**Provided material**
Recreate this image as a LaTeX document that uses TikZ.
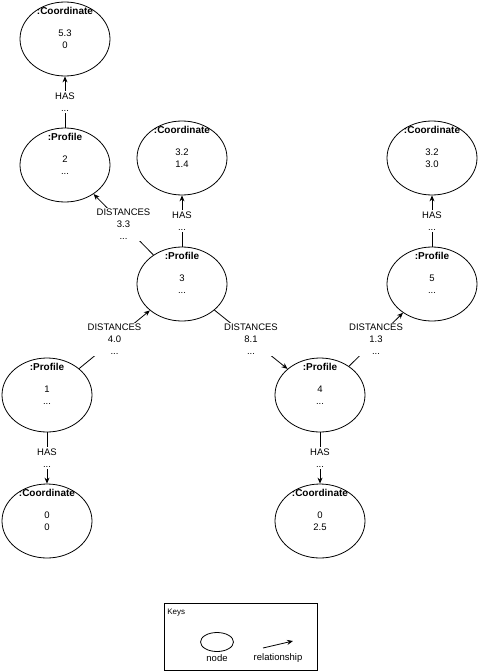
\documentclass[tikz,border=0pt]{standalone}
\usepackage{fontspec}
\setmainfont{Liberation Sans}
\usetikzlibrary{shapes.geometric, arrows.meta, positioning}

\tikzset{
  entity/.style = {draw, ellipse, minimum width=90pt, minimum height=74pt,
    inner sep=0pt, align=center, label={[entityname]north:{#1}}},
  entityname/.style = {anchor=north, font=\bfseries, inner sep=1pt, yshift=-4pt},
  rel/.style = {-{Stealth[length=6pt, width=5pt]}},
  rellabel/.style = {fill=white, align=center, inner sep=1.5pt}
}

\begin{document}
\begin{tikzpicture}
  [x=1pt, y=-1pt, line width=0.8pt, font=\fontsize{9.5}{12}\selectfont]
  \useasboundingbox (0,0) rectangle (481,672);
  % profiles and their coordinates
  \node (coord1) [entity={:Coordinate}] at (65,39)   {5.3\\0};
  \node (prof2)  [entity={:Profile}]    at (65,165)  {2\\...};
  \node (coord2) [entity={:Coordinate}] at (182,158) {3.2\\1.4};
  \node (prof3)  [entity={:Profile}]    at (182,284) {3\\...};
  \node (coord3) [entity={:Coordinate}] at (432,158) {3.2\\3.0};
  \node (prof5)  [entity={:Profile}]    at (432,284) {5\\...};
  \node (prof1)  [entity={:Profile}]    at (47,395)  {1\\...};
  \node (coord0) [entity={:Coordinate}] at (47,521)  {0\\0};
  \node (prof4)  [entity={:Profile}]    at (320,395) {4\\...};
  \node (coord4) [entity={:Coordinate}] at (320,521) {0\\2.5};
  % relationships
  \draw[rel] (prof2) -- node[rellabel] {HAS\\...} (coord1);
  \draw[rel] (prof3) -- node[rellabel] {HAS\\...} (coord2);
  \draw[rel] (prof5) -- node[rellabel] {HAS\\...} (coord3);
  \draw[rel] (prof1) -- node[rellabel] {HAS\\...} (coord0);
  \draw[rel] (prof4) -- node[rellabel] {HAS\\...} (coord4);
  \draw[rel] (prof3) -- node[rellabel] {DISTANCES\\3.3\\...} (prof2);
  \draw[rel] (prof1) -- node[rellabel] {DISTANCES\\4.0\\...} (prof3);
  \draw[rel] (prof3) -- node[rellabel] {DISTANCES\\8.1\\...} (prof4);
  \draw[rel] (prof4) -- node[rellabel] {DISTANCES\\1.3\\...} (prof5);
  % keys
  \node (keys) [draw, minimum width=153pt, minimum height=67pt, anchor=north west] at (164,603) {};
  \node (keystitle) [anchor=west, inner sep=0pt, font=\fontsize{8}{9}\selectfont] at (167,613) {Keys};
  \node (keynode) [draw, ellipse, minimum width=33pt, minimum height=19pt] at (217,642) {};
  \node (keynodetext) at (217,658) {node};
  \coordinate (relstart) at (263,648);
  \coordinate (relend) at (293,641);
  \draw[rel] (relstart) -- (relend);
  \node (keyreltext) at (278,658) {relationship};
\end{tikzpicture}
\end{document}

**Brief**
Quote the preceding listing precisely and completely, omitting its images.

**Solution for this problem**
Recreate this image as a LaTeX document that uses TikZ.
\documentclass[tikz,border=0pt]{standalone}
\usepackage{fontspec}
\setmainfont{Liberation Sans}
\usetikzlibrary{shapes.geometric, arrows.meta, positioning}

\tikzset{
  entity/.style = {draw, ellipse, minimum width=90pt, minimum height=74pt,
    inner sep=0pt, align=center, label={[entityname]north:{#1}}},
  entityname/.style = {anchor=north, font=\bfseries, inner sep=1pt, yshift=-4pt},
  rel/.style = {-{Stealth[length=6pt, width=5pt]}},
  rellabel/.style = {fill=white, align=center, inner sep=1.5pt}
}

\begin{document}
\begin{tikzpicture}
  [x=1pt, y=-1pt, line width=0.8pt, font=\fontsize{9.5}{12}\selectfont]
  \useasboundingbox (0,0) rectangle (481,672);
  % profiles and their coordinates
  \node (coord1) [entity={:Coordinate}] at (65,39)   {5.3\\0};
  \node (prof2)  [entity={:Profile}]    at (65,165)  {2\\...};
  \node (coord2) [entity={:Coordinate}] at (182,158) {3.2\\1.4};
  \node (prof3)  [entity={:Profile}]    at (182,284) {3\\...};
  \node (coord3) [entity={:Coordinate}] at (432,158) {3.2\\3.0};
  \node (prof5)  [entity={:Profile}]    at (432,284) {5\\...};
  \node (prof1)  [entity={:Profile}]    at (47,395)  {1\\...};
  \node (coord0) [entity={:Coordinate}] at (47,521)  {0\\0};
  \node (prof4)  [entity={:Profile}]    at (320,395) {4\\...};
  \node (coord4) [entity={:Coordinate}] at (320,521) {0\\2.5};
  % relationships
  \draw[rel] (prof2) -- node[rellabel] {HAS\\...} (coord1);
  \draw[rel] (prof3) -- node[rellabel] {HAS\\...} (coord2);
  \draw[rel] (prof5) -- node[rellabel] {HAS\\...} (coord3);
  \draw[rel] (prof1) -- node[rellabel] {HAS\\...} (coord0);
  \draw[rel] (prof4) -- node[rellabel] {HAS\\...} (coord4);
  \draw[rel] (prof3) -- node[rellabel] {DISTANCES\\3.3\\...} (prof2);
  \draw[rel] (prof1) -- node[rellabel] {DISTANCES\\4.0\\...} (prof3);
  \draw[rel] (prof3) -- node[rellabel] {DISTANCES\\8.1\\...} (prof4);
  \draw[rel] (prof4) -- node[rellabel] {DISTANCES\\1.3\\...} (prof5);
  % keys
  \node (keys) [draw, minimum width=153pt, minimum height=67pt, anchor=north west] at (164,603) {};
  \node (keystitle) [anchor=west, inner sep=0pt, font=\fontsize{8}{9}\selectfont] at (167,613) {Keys};
  \node (keynode) [draw, ellipse, minimum width=33pt, minimum height=19pt] at (217,642) {};
  \node (keynodetext) at (217,658) {node};
  \coordinate (relstart) at (263,648);
  \coordinate (relend) at (293,641);
  \draw[rel] (relstart) -- (relend);
  \node (keyreltext) at (278,658) {relationship};
\end{tikzpicture}
\end{document}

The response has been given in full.